If you want to try still, you'll probably want to use Ubuntu with MongoDB.
That being said, the system is adapted to a very specific set of data which I cannot distribute for legal reasons. The reason I am sharing the code is because, well, maybe someone takes some good ideas from here one of these days!
- In this particular case, the DB is a MongoDB.
To accomplish this, we generate training data taken from stored real ratings from users to products. We take as many transactions userXproduct --> rating as possible, then for each one we extract the logged rating as well as the characteristics of the user (gender, nationality, age and sex) and the product (average rating and category) and then send to the NN a training set of user_characteristicsXproduct_characteristics --> rating.

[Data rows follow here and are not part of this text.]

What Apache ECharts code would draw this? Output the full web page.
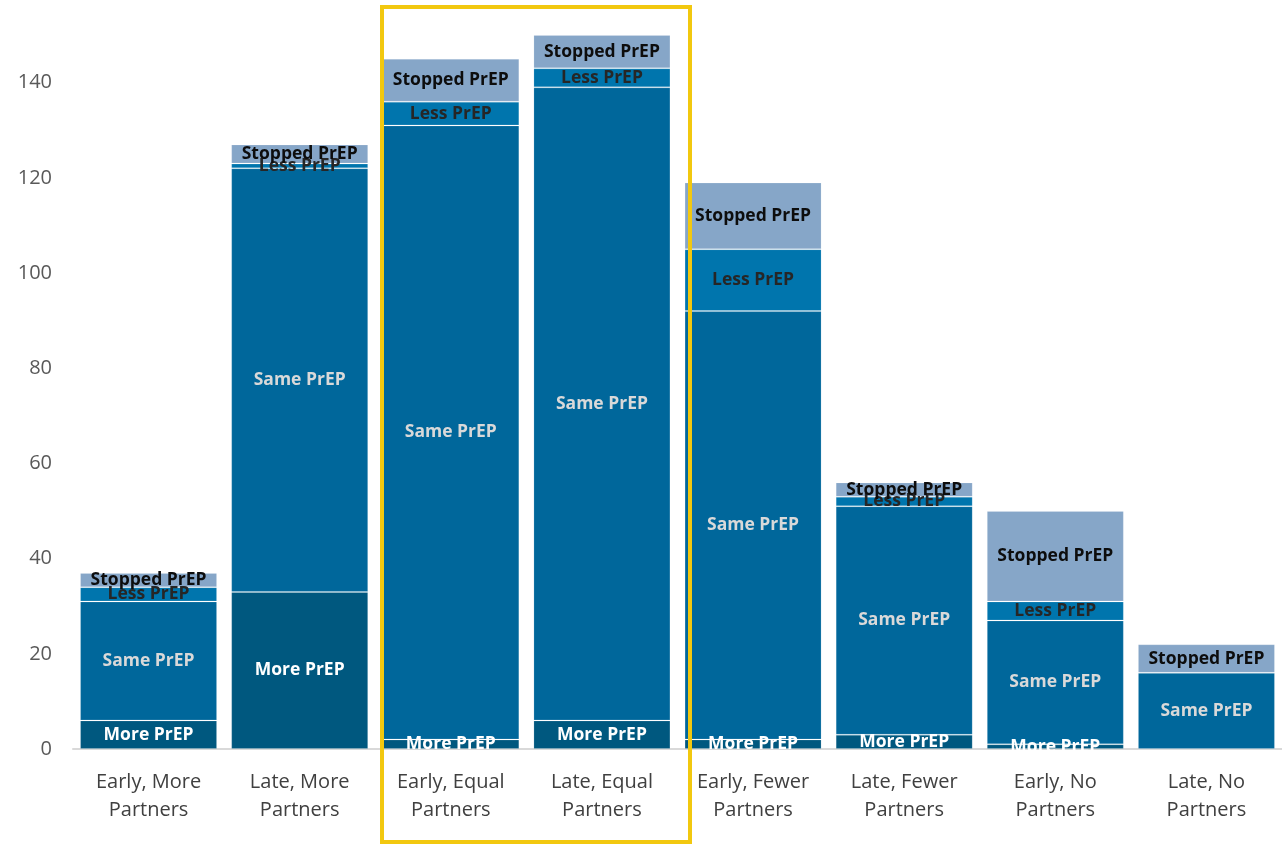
<!DOCTYPE html>
<html>
<head>
<meta charset="utf-8">
<script src="https://cdn.jsdelivr.net/npm/echarts@6/dist/echarts.min.js"></script>
<style>
html,body{margin:0;padding:0;background:#fff;}
#chart{width:1282px;height:845px;}
</style>
</head>
<body>
<div id="chart"></div>
<script>
var categories = ['Early, More\nPartners','Late, More\nPartners','Early, Equal\nPartners','Late, Equal\nPartners','Early, Fewer\nPartners','Late, Fewer\nPartners','Early, No\nPartners','Late, No\nPartners'];
var morePrEP    = [6, 33, 2, 6, 2, 3, 1, 0];
var samePrEP    = [25, 89, 129, 133, 90, 48, 26, 16];
var lessPrEP    = [3, 1, 5, 4, 13, 2, 4, 0];
var stoppedPrEP = [3, 4, 9, 7, 14, 3, 19, 6];
var yTicks = [0, 20, 40, 60, 80, 100, 120, 140];

var FONT = '"Open Sans", "Noto Sans", sans-serif';
function mk(name, data, color, labelColor) {
  return {
    name: name, type: 'bar', stack: 'total', data: data, barWidth: 137,
    itemStyle: { color: color, borderColor: 'rgba(255,255,255,0.15)', borderWidth: 1 },
    label: {
      show: true, position: 'inside', formatter: function(p){ return p.value > 0 ? name : ''; },
      color: labelColor, fontFamily: FONT, fontWeight: 'bold', fontSize: 17.5
    },
    emphasis: { disabled: true }
  };
}
var chart = echarts.init(document.getElementById('chart'), null, { renderer: 'canvas' });
chart.setOption({
  animation: false,
  grid: { left: 73, right: 0, top: 35, bottom: 96, containLabel: false },
  xAxis: {
    type: 'category', data: categories,
    axisLine: { lineStyle: { color: '#d9d9d9', width: 2 } },
    axisTick: { show: false },
    axisLabel: { color: '#404040', fontFamily: FONT, fontSize: 20, lineHeight: 28, margin: 19, interval: 0 }
  },
  yAxis: {
    type: 'value', min: 0, max: 150, interval: 20,
    splitLine: { show: false }, axisLine: { show: false }, axisTick: { show: false },
    axisLabel: { color: '#595959', fontFamily: FONT, fontSize: 20, margin: 21, showMaxLabel: false,
      formatter: function(v){ return yTicks.indexOf(v) >= 0 ? String(v) : ''; } }
  },
  series: [
    mk('More PrEP', morePrEP, '#00587f', '#ffffff'),
    mk('Same PrEP', samePrEP, '#00679b', '#d9d9d9'),
    mk('Less PrEP', lessPrEP, '#0075ad', '#262626'),
    mk('Stopped PrEP', stoppedPrEP, '#86a6c8', '#0d0d0d')
  ],
  graphic: [{
    type: 'rect', shape: { x: 382, y: 7, width: 308, height: 835 },
    style: { fill: 'none', stroke: '#f2c80f', lineWidth: 4 }, z: 100
  }]
});
</script>
</body>
</html>
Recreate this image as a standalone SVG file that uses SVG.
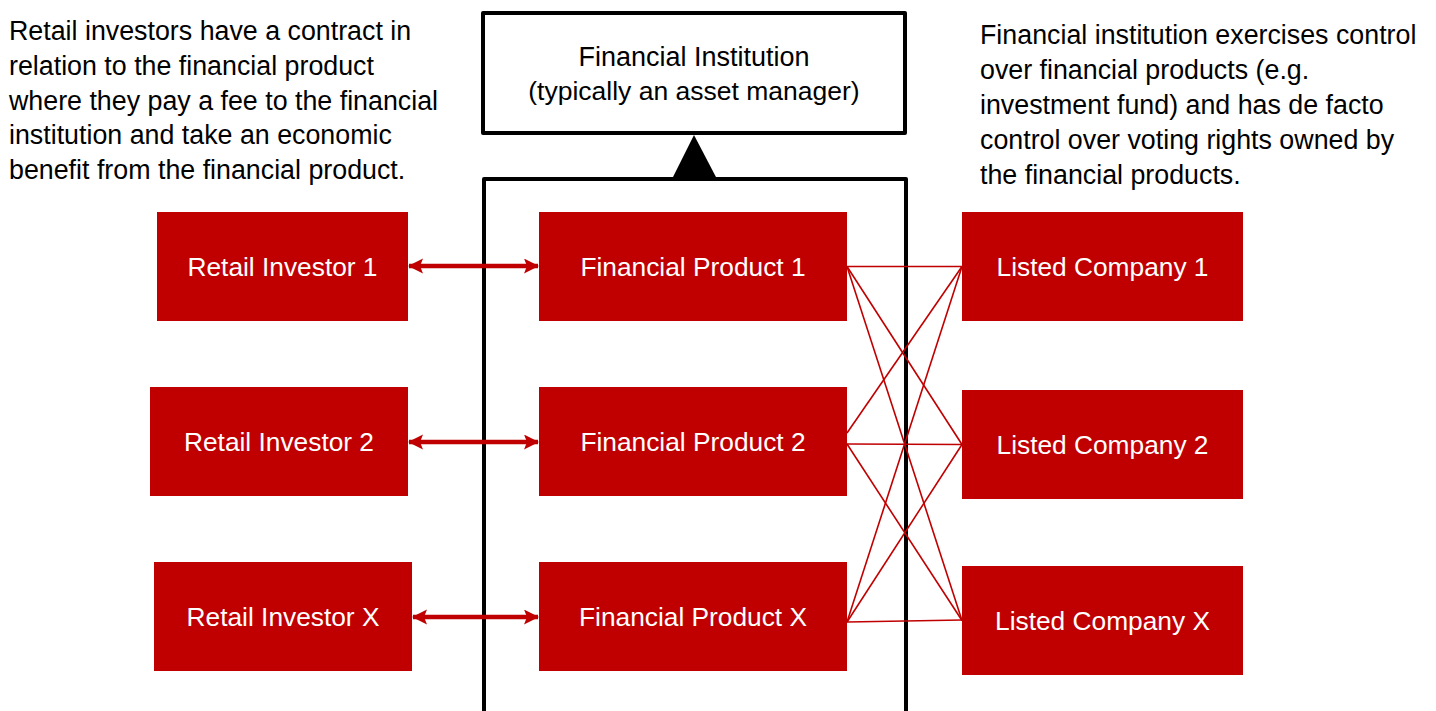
<svg xmlns="http://www.w3.org/2000/svg" width="1436" height="711" viewBox="0 0 1436 711">
  <defs>
    <marker id="ah" markerWidth="16" markerHeight="16" refX="14" refY="7.5" orient="auto-start-reverse" markerUnits="userSpaceOnUse">
      <path d="M0,0 L15,7.5 L0,15 L3,7.5 Z" fill="#c00000"/>
    </marker>
  </defs>
  <style>
    text { font-family: "Liberation Sans", Arial, sans-serif; }
    .box { fill: #c00000; }
    .lbl { fill: #ffffff; font-size: 26.3px; text-anchor: middle; }
    .para { fill: #000000; font-size: 26.8px; }
    .frame { fill: none; stroke: #000000; stroke-width: 4; stroke-linejoin: round; }
    .thin { stroke: #c00000; stroke-width: 1.6; fill: none; }
    .dbl { stroke: #c00000; stroke-width: 4.5; fill: none; marker-start: url(#ah); marker-end: url(#ah); }
  </style>
  <rect width="1436" height="711" fill="#ffffff"/>

  <g id="notes">
    <text class="para" x="9" y="40">Retail investors have a contract in</text>
    <text class="para" x="9" y="75">relation to the financial product</text>
    <text class="para" x="9" y="110">where they pay a fee to the financial</text>
    <text class="para" x="9" y="144">institution and take an economic</text>
    <text class="para" x="9" y="179">benefit from the financial product.</text>
    <text class="para" x="980" y="44">Financial institution exercises control</text>
    <text class="para" x="980" y="79">over financial products (e.g.</text>
    <text class="para" x="980" y="114">investment fund) and has de facto</text>
    <text class="para" x="980" y="149">control over voting rights owned by</text>
    <text class="para" x="980" y="184">the financial products.</text>
  </g>

  <g id="financial-institution">
    <rect class="frame" x="483" y="13" width="422" height="120" fill="#ffffff"/>
    <text x="694" y="66" font-size="27" text-anchor="middle" fill="#000000">Financial Institution</text>
    <text x="694" y="100" font-size="26.5" text-anchor="middle" fill="#000000">(typically an asset manager)</text>
  </g>

  <g id="product-frame">
    <path class="frame" d="M484,715 L484,179 L906,179 L906,715"/>
  </g>

  <g id="connectors">
    <polygon points="694,135 717,179 672,179" fill="#000000"/>
    <line class="dbl" x1="409" y1="266" x2="538" y2="266"/>
    <line class="dbl" x1="409" y1="442" x2="538" y2="442"/>
    <line class="dbl" x1="413" y1="617" x2="538" y2="617"/>
    <line class="thin" x1="847" y1="266.5" x2="962" y2="266.5"/>
    <line class="thin" x1="847" y1="266.5" x2="962" y2="444.5"/>
    <line class="thin" x1="847" y1="266.5" x2="962" y2="620.5"/>
    <line class="thin" x1="847" y1="433" x2="962" y2="266.5"/>
    <line class="thin" x1="847" y1="444" x2="962" y2="444.5"/>
    <line class="thin" x1="847" y1="444" x2="962" y2="620.5"/>
    <line class="thin" x1="847" y1="622" x2="962" y2="266.5"/>
    <line class="thin" x1="847" y1="622" x2="962" y2="444.5"/>
    <line class="thin" x1="847" y1="622" x2="962" y2="620"/>
  </g>

  <g id="retail-investor-1">
    <rect class="box" x="157" y="212" width="251" height="109"/>
    <text class="lbl" x="282.5" y="276">Retail Investor 1</text>
  </g>
  <g id="retail-investor-2">
    <rect class="box" x="150" y="387" width="258" height="109"/>
    <text class="lbl" x="279" y="451">Retail Investor 2</text>
  </g>
  <g id="retail-investor-x">
    <rect class="box" x="154" y="562" width="258" height="109"/>
    <text class="lbl" x="283" y="626">Retail Investor X</text>
  </g>

  <g id="financial-product-1">
    <rect class="box" x="539" y="212" width="308" height="109"/>
    <text class="lbl" x="693" y="276">Financial Product 1</text>
  </g>
  <g id="financial-product-2">
    <rect class="box" x="539" y="387" width="308" height="109"/>
    <text class="lbl" x="693" y="451">Financial Product 2</text>
  </g>
  <g id="financial-product-x">
    <rect class="box" x="539" y="562" width="308" height="109"/>
    <text class="lbl" x="693" y="626">Financial Product X</text>
  </g>

  <g id="listed-company-1">
    <rect class="box" x="962" y="212" width="281" height="109"/>
    <text class="lbl" x="1102.5" y="276">Listed Company 1</text>
  </g>
  <g id="listed-company-2">
    <rect class="box" x="962" y="390" width="281" height="109"/>
    <text class="lbl" x="1102.5" y="454">Listed Company 2</text>
  </g>
  <g id="listed-company-x">
    <rect class="box" x="962" y="566" width="281" height="109"/>
    <text class="lbl" x="1102.5" y="630">Listed Company X</text>
  </g>
</svg>
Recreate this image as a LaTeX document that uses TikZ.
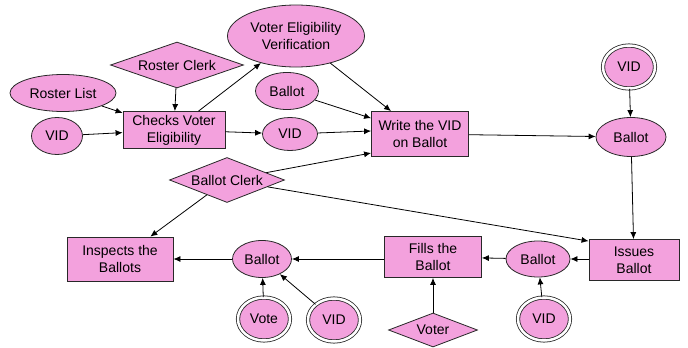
\documentclass[tikz,border=0pt]{standalone}
\usepackage{fontspec}
\setmainfont{Liberation Sans}
\usetikzlibrary{shapes.geometric,arrows.meta}
\definecolor{pinkf}{RGB}{243,161,221}
\definecolor{edgec}{RGB}{40,40,40}
\begin{document}
\begin{tikzpicture}[x=1pt,y=-1pt,
 every node/.style={font=\fontsize{14}{17}\selectfont, align=center, inner sep=0pt},
 base/.style={draw=edgec, fill=pinkf, line width=0.8pt},
 ell/.style={base, ellipse},
 dell/.style={ell, double, double distance=2.5pt, minimum width=52pt, minimum height=43pt},
 box/.style={base, rectangle},
 dia/.style={base, diamond},
 arr/.style={-{Latex[length=7pt,width=6pt]}, line width=0.8pt, draw=black}]
\path[fill=white] (0,0) rectangle (688,348);
\useasboundingbox (0,0) rectangle (688,348);

% nodes
\node[ell, minimum width=137pt, minimum height=62pt] (vev) at (296,36) {Voter Eligibility\\Verification};
\node[dia, shape aspect=2.9, minimum width=133pt, minimum height=46pt] (rclerk) at (177,65) {Roster Clerk};
\node[ell, minimum width=106pt, minimum height=37pt] (rlist) at (63,93) {Roster List};
\node[ell, minimum width=51pt, minimum height=37pt] (vid1) at (57,136) {VID};
\node[box, minimum width=102pt, minimum height=37pt] (checks) at (174,130) {Checks Voter\\Eligibility};
\node[ell, minimum width=63pt, minimum height=37pt] (ballot1) at (287,91) {Ballot};
\node[ell, minimum width=55pt, minimum height=33pt] (vid2) at (290,134) {VID};
\node[box, minimum width=97pt, minimum height=45pt] (write) at (420,134) {Write the VID\\on Ballot};
\node[dell] (vid3) at (629,67) {VID};
\node[ell, minimum width=70pt, minimum height=39pt] (ballot2) at (631,137) {Ballot};
\node[dia, shape aspect=2.55, minimum width=115pt, minimum height=45pt] (bclerk) at (227,180) {Ballot Clerk};
\node[box, minimum width=106pt, minimum height=44pt] (inspect) at (120,259) {Inspects the\\Ballots};
\node[ell, minimum width=59pt, minimum height=37pt] (ballot3) at (262,259) {Ballot};
\node[dell] (vote) at (264,319) {Vote};
\node[dell] (vid4) at (334,320) {VID};
\node[box, minimum width=97pt, minimum height=41pt] (fills) at (433,257) {Fills the\\Ballot};
\node[dia, shape aspect=2.6, minimum width=89pt, minimum height=34pt] (voter) at (433,330) {Voter};
\node[ell, minimum width=64pt, minimum height=36pt] (ballot4) at (538,259) {Ballot};
\node[dell] (vid5) at (544,319) {VID};
\node[box, minimum width=90pt, minimum height=41pt] (issues) at (634,260) {Issues\\Ballot};

% edges
\draw[arr] (rlist) -- (checks);
\draw[arr] (vid1) -- (checks);
\draw[arr] (rclerk) -- (checks);
\draw[arr] (checks) -- (vev);
\draw[arr] (checks) -- (vid2);
\draw[arr] (vev) -- (write);
\draw[arr] (ballot1) -- (write);
\draw[arr] (vid2) -- ([yshift=3pt]write.west);
\draw[arr] (bclerk) -- ([yshift=-19pt]write.west);
\draw[arr] (bclerk) -- (inspect);
\draw[arr] (bclerk) -- ([yshift=-2pt]issues.north west);
\draw[arr] (write) -- (ballot2);
\draw[arr] (vid3) -- (ballot2);
\draw[arr] (ballot2) -- (issues);
\draw[arr] (issues.west |- ballot4.east) -- (ballot4.east);
\draw[arr] (ballot4) -- (fills);
\draw[arr] (vid5) -- (ballot4);
\draw[arr] (voter) -- (fills);
\draw[arr] (fills.west |- ballot3.east) -- (ballot3.east);
\draw[arr] (vote) -- (ballot3);
\draw[arr] (vid4) -- (ballot3);
\draw[arr] (ballot3) -- (inspect.east |- ballot3.west);
\end{tikzpicture}
\end{document}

This results in our NN being trained and ready to make predictions. We can use it now to process the holes in the rating of our sparse rating matrix of usersXproducts. For this we just repeat the same process, taking combinations of {user, product} and calling the predict() method of the NN.
In order to answer to the server blazingly fast, we do the recommendation job before in a continuous batch process that does the thing that I just described and then stores for each user a list of categories with the recomendations. As mentioned before, each category holds 10 products of the category it represents. All categories are calculated but only three are stored as final and sent back to the server, those that have the highest rating summing up the top 10 individual product estimated ratings.
Interestingly, I noticed that the RLU learned much faster than other neuron models. My best guess is that this is because my inputs were not normalized between [0, 1]. Instead, I was sending values as age in a range of [14, 100] (and RLU does not have upper activation limit).I observed that the NN was good at determining things like ageing being a good or a bad factor depending on the product category (say, good for books, bad for videogames) also making distinctions about gender, and giving almost always a big weight to the average rating.
It is quite impressing how a simple model like this one was capable of learning so much with a reduced set of data. It would be definitely worth it taking a look at what's going on in Spotify's recommender, for instance.